▸ INSTRUCTION: In the lines below, output everything from the first line through the line containing "import pandas as pd" exactly as it is. Pictures are not part of the output.
[START]
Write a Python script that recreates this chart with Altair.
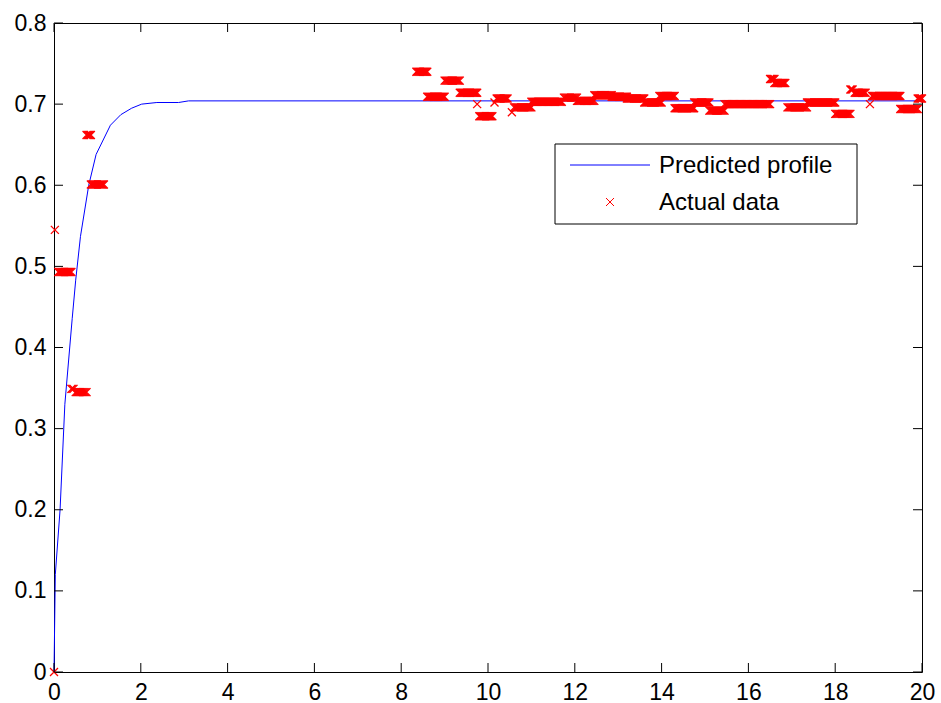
import altair as alt
import numpy as np
import pandas as pd

# Model output: predicted profile over time
pred_t = [0.0, 0.03, 0.14, 0.25, 0.42, 0.50, 0.61, 0.80, 0.97, 1.30, 1.54, 1.79, 2.02, 2.37, 2.87, 3.10, 20.0]
pred_v = [0.0, 0.12, 0.20, 0.33, 0.436, 0.483, 0.537, 0.600, 0.638, 0.674, 0.687, 0.695, 0.700, 0.702, 0.702, 0.704, 0.704]

# Measured data: the logger holds each reading for a run of samples (period SAMPLE_DT)
SAMPLE_DT = 0.025
run_start = [0.00, 0.02, 0.10, 0.40, 0.50, 0.75, 0.85,
             8.35, 8.60, 9.00, 9.35, 9.75, 9.80, 10.15, 10.20, 10.55, 10.60,
             11.00, 11.75, 12.05, 12.45, 12.85, 13.20, 13.60, 13.95, 14.30,
             14.75, 15.10, 15.45, 16.50, 16.60, 16.90, 17.35, 18.00, 18.35,
             18.45, 18.80, 18.85, 19.50, 19.90]
run_end = [0.00, 0.02, 0.40, 0.45, 0.75, 0.85, 1.15,
           8.60, 9.00, 9.35, 9.75, 9.75, 10.10, 10.15, 10.45, 10.55, 11.00,
           11.70, 12.05, 12.45, 12.85, 13.20, 13.60, 14.00, 14.30, 14.75,
           15.10, 15.45, 16.50, 16.60, 16.85, 17.35, 18.00, 18.35, 18.40,
           18.70, 18.80, 19.50, 19.90, 20.00]
run_value = [0.000, 0.545, 0.493, 0.349, 0.345, 0.662, 0.601,
             0.740, 0.709, 0.729, 0.714, 0.700, 0.685, 0.702, 0.707, 0.690, 0.696,
             0.703, 0.708, 0.704, 0.711, 0.709, 0.707, 0.702, 0.710, 0.695,
             0.702, 0.692, 0.700, 0.731, 0.726, 0.696, 0.702, 0.688, 0.718,
             0.714, 0.700, 0.710, 0.694, 0.707]

x_ticks = [0, 2, 4, 6, 8, 10, 12, 14, 16, 18, 20]
y_ticks = [0, 0.1, 0.2, 0.3, 0.4, 0.5, 0.6, 0.7, 0.8]

W, H = 868, 649
FONT = "Liberation Sans"
X_MARK = "M-1,-1L1,1M-1,1L1,-1"

pred = pd.DataFrame({"t": pred_t, "v": pred_v})

meas_t, meas_v = [], []
for s, e, v in zip(run_start, run_end, run_value):
    ts = np.arange(s, e + 1e-9, SAMPLE_DT)
    meas_t.extend(np.round(ts, 3).tolist())
    meas_v.extend([v] * len(ts))
meas = pd.DataFrame({"t": meas_t, "v": meas_v})

xs = alt.Scale(domain=[0, 20], nice=False, zero=False)
ys = alt.Scale(domain=[0, 0.8], nice=False, zero=False)

x_axis = alt.Axis(values=x_ticks, format="~g", tickSize=0, domain=False, grid=False,
                  labelFont=FONT, labelFontSize=23, labelColor="black", labelPadding=9,
                  labelFlush=False, labelOverlap=False, title=None)
y_axis = alt.Axis(values=y_ticks, format="~g", tickSize=0, domain=False, grid=False,
                  labelFont=FONT, labelFontSize=23, labelColor="black", labelPadding=8,
                  labelFlush=False, labelOverlap=False, title=None)

line = alt.Chart(pred).mark_line(color="#0000ff", strokeWidth=1, clip=False).encode(
    x=alt.X("t:Q", scale=xs, axis=x_axis),
    y=alt.Y("v:Q", scale=ys, axis=y_axis),
)

points = alt.Chart(meas).mark_point(
    shape=X_MARK, filled=False, stroke="#ff0000", fill=None, size=64,
    strokeWidth=1.3, opacity=1, strokeOpacity=1
).encode(x=alt.X("t:Q", scale=xs), y=alt.Y("v:Q", scale=ys))

# inward tick marks on all four sides of the box
xt = pd.DataFrame({"t": x_ticks})
yt = pd.DataFrame({"v": y_ticks})
TL = 9
ticks_bottom = alt.Chart(xt).mark_rule(color="black", strokeWidth=1).encode(
    x=alt.X("t:Q", scale=xs), y=alt.value(H), y2=alt.value(H - TL))
ticks_top = alt.Chart(xt).mark_rule(color="black", strokeWidth=1).encode(
    x=alt.X("t:Q", scale=xs), y=alt.value(0), y2=alt.value(TL))
ticks_left = alt.Chart(yt).mark_rule(color="black", strokeWidth=1).encode(
    y=alt.Y("v:Q", scale=ys), x=alt.value(0), x2=alt.value(TL))
ticks_right = alt.Chart(yt).mark_rule(color="black", strokeWidth=1).encode(
    y=alt.Y("v:Q", scale=ys), x=alt.value(W - TL), x2=alt.value(W))

# legend box
one = pd.DataFrame({"k": [0]})
lg_box = alt.Chart(one).mark_rect(fill="white", stroke="black", strokeWidth=1).encode(
    x=alt.value(501), x2=alt.value(803), y=alt.value(121), y2=alt.value(201))
lg_line = alt.Chart(one).mark_rule(color="#0000ff", strokeWidth=1).encode(
    x=alt.value(516), x2=alt.value(596), y=alt.value(142))
lg_mark = alt.Chart(one).mark_point(shape=X_MARK, filled=False, stroke="#ff0000",
                                    size=64, strokeWidth=1, opacity=1).encode(
    x=alt.value(556), y=alt.value(179))
lg_text1 = alt.Chart(one).mark_text(align="left", baseline="middle", font=FONT,
                                    fontSize=24, color="black").encode(
    x=alt.value(605), y=alt.value(143), text=alt.value("Predicted profile"))
lg_text2 = alt.Chart(one).mark_text(align="left", baseline="middle", font=FONT,
                                    fontSize=24, color="black").encode(
    x=alt.value(605), y=alt.value(180), text=alt.value("Actual data"))

chart = alt.layer(
    line, points, ticks_bottom, ticks_top, ticks_left, ticks_right,
    lg_box, lg_line, lg_mark, lg_text1, lg_text2,
).properties(
    width=W, height=H,
    autosize=alt.AutoSizeParams(type="none"),
    padding={"left": 54, "top": 23, "right": 19, "bottom": 31},
    background="white",
).configure_view(stroke="black", strokeWidth=1)

chart.save("out.html", embed_options={"renderer": "svg", "actions": False})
[END]
▸ RESPONSE TO THE EXERCISE:
Write a Python script that recreates this chart with Altair.
import altair as alt
import numpy as np
import pandas as pd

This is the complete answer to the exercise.